### Work to do
The lines from the top of the material through the line with "b_low_y = [21, 21.5, 25.6, 33, 41.4, 48, 54.7]" are to be set down exactly. Leave the pictures out.

** begin Available data **

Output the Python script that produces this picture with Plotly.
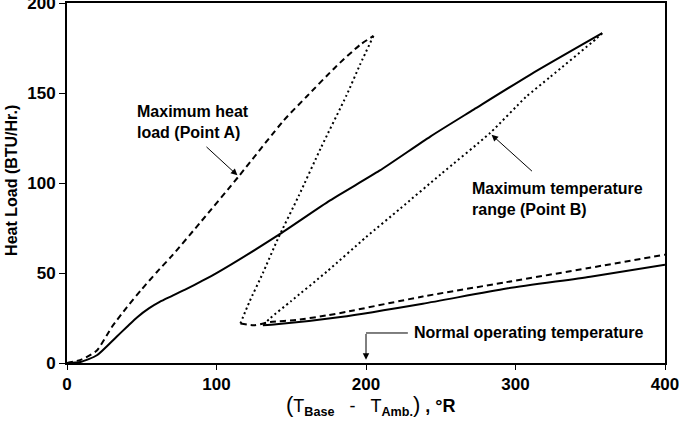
import plotly.graph_objects as go

# ---- data ----
# Point A loop: dashed rise, dotted return, dashed lower branch
a_rise_x = [0, 10, 20, 30, 40, 50, 60, 70, 90, 115, 145, 160, 180, 196, 205]
a_rise_y = [0, 2, 7, 20, 31, 41, 50.5, 59.5, 79, 104, 135, 148, 165, 177, 182]
a_return_x = [205, 196, 187, 170, 155, 141, 131, 122, 116]
a_return_y = [182, 166, 149, 120, 93, 69, 50, 34, 22]
a_low_x = [116, 125, 136, 154, 174, 187, 238, 294, 350, 400]
a_low_y = [22, 21, 22.8, 24, 26.5, 28.5, 37, 45, 53, 60.3]

# Point B loop: solid rise, dotted return, solid lower branch
b_rise_x = [0, 9, 20, 33, 40, 47, 55, 62, 70, 80, 90, 100, 141, 176, 209, 243, 272, 310, 358]
b_rise_y = [0, 0.6, 4.3, 14.5, 20, 25.5, 30.5, 34, 37.2, 41.2, 45.5, 50, 71, 90.5, 107, 126, 141, 160.5, 183.5]
b_return_x = [358, 354, 323, 307, 283, 250, 223, 200, 174, 150, 136, 131]
b_return_y = [183.5, 180.4, 159, 148, 128, 105, 86, 70, 51, 34.5, 25, 21]
b_low_x = [131, 140, 183, 238, 294, 350, 400]
b_low_y = [21, 21.5, 25.6, 33, 41.4, 48, 54.7]

x_ticks = [0, 100, 200, 300, 400]
y_ticks = [0, 50, 100, 150, 200]

FONT = "Liberation Sans, Arial, sans-serif"
BLACK = "#000000"

fig = go.Figure()

def add(x, y, dash):
    fig.add_trace(go.Scatter(x=x, y=y, mode="lines", line_shape="spline",
                             line=dict(color=BLACK, width=2, dash=dash, smoothing=0.6),
                             showlegend=False, hoverinfo="skip"))

add(a_rise_x, a_rise_y, "6px,4px")
add(a_return_x, a_return_y, "2px,3px")
add(a_low_x, a_low_y, "6px,4px")
add(b_rise_x, b_rise_y, "solid")
add(b_return_x, b_return_y, "2px,3px")
add(b_low_x, b_low_y, "solid")

ann_font = dict(family=FONT, size=16, color=BLACK, weight="bold")

annotations = [
    # Point A label + arrow
    dict(x=45.5, y=134.3, xref="x", yref="y", text="Maximum heat<br>load (Point A)",
         showarrow=False, xanchor="left", yanchor="middle", align="left", font=ann_font),
    dict(x=114, y=104.4, ax=92.3, ay=121, xref="x", yref="y", axref="x", ayref="y",
         text="", showarrow=True, arrowhead=2, arrowsize=1.3, arrowwidth=1, arrowcolor=BLACK),
    # Point B label + arrow
    dict(x=269.6, y=91, xref="x", yref="y", text="Maximum temperature<br>range (Point B)",
         showarrow=False, xanchor="left", yanchor="middle", align="left", font=ann_font),
    dict(x=284, y=127, ax=312, ay=106, xref="x", yref="y", axref="x", ayref="y",
         text="", showarrow=True, arrowhead=2, arrowsize=1.3, arrowwidth=1, arrowcolor=BLACK),
    # Normal operating temperature
    dict(x=231, y=16.7, xref="x", yref="y", text="Normal operating temperature",
         showarrow=False, xanchor="left", yanchor="middle", font=ann_font),
    dict(x=200, y=1.8, ax=200, ay=17, xref="x", yref="y", axref="x", ayref="y",
         text="", showarrow=True, arrowhead=2, arrowsize=1.3, arrowwidth=1, arrowcolor=BLACK),
    # Axis titles
    dict(x=-0.094, y=0.508, xref="paper", yref="paper", text="Heat Load (BTU/Hr.)",
         textangle=-90, showarrow=False, xanchor="center", yanchor="middle",
         font=dict(family=FONT, size=16, color=BLACK, weight="bold")),
    dict(x=0.508, y=-0.118, xref="paper", yref="paper",
         text="<span style='font-size:22px'>(</span>T<sub><b>Base</b></sub>&nbsp;&nbsp; - &nbsp;&nbsp;T<sub><b>Amb.</b></sub><span style='font-size:22px'>)</span> <b>,</b> <b>°R</b>",
         showarrow=False, xanchor="center", yanchor="middle",
         font=dict(family=FONT, size=18, color=BLACK)),
]

fig.add_shape(type="line", xref="x", yref="y", x0=200, x1=228, y0=16.7, y1=16.7,
              line=dict(color=BLACK, width=1))

fig.update_layout(
    width=679, height=438,
    margin=dict(l=67, r=14, t=3, b=75, autoexpand=False),
    paper_bgcolor="white", plot_bgcolor="white",
    annotations=annotations,
    xaxis=dict(range=[0, 400], tickvals=x_ticks, ticks="outside", ticklen=5, tickwidth=1,
               tickcolor=BLACK, showgrid=False, zeroline=False, showline=True,
               linecolor=BLACK, linewidth=2, mirror=True, ticklabeloverflow="allow",
               automargin=False,
               tickfont=dict(family=FONT, size=17, color=BLACK, weight="bold")),
    yaxis=dict(range=[0, 200.3], tickvals=y_ticks, ticks="outside", ticklen=6, tickwidth=1,
               tickcolor=BLACK, showgrid=False, zeroline=False, showline=True,
               linecolor=BLACK, linewidth=2, mirror=True, ticklabeloverflow="allow",
               automargin=False,
               tickfont=dict(family=FONT, size=17, color=BLACK, weight="bold")),
)

fig.write_html("out.html")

** end Available data **

### Complete answer
Output the Python script that produces this picture with Plotly.
import plotly.graph_objects as go

# ---- data ----
# Point A loop: dashed rise, dotted return, dashed lower branch
a_rise_x = [0, 10, 20, 30, 40, 50, 60, 70, 90, 115, 145, 160, 180, 196, 205]
a_rise_y = [0, 2, 7, 20, 31, 41, 50.5, 59.5, 79, 104, 135, 148, 165, 177, 182]
a_return_x = [205, 196, 187, 170, 155, 141, 131, 122, 116]
a_return_y = [182, 166, 149, 120, 93, 69, 50, 34, 22]
a_low_x = [116, 125, 136, 154, 174, 187, 238, 294, 350, 400]
a_low_y = [22, 21, 22.8, 24, 26.5, 28.5, 37, 45, 53, 60.3]

# Point B loop: solid rise, dotted return, solid lower branch
b_rise_x = [0, 9, 20, 33, 40, 47, 55, 62, 70, 80, 90, 100, 141, 176, 209, 243, 272, 310, 358]
b_rise_y = [0, 0.6, 4.3, 14.5, 20, 25.5, 30.5, 34, 37.2, 41.2, 45.5, 50, 71, 90.5, 107, 126, 141, 160.5, 183.5]
b_return_x = [358, 354, 323, 307, 283, 250, 223, 200, 174, 150, 136, 131]
b_return_y = [183.5, 180.4, 159, 148, 128, 105, 86, 70, 51, 34.5, 25, 21]
b_low_x = [131, 140, 183, 238, 294, 350, 400]
b_low_y = [21, 21.5, 25.6, 33, 41.4, 48, 54.7]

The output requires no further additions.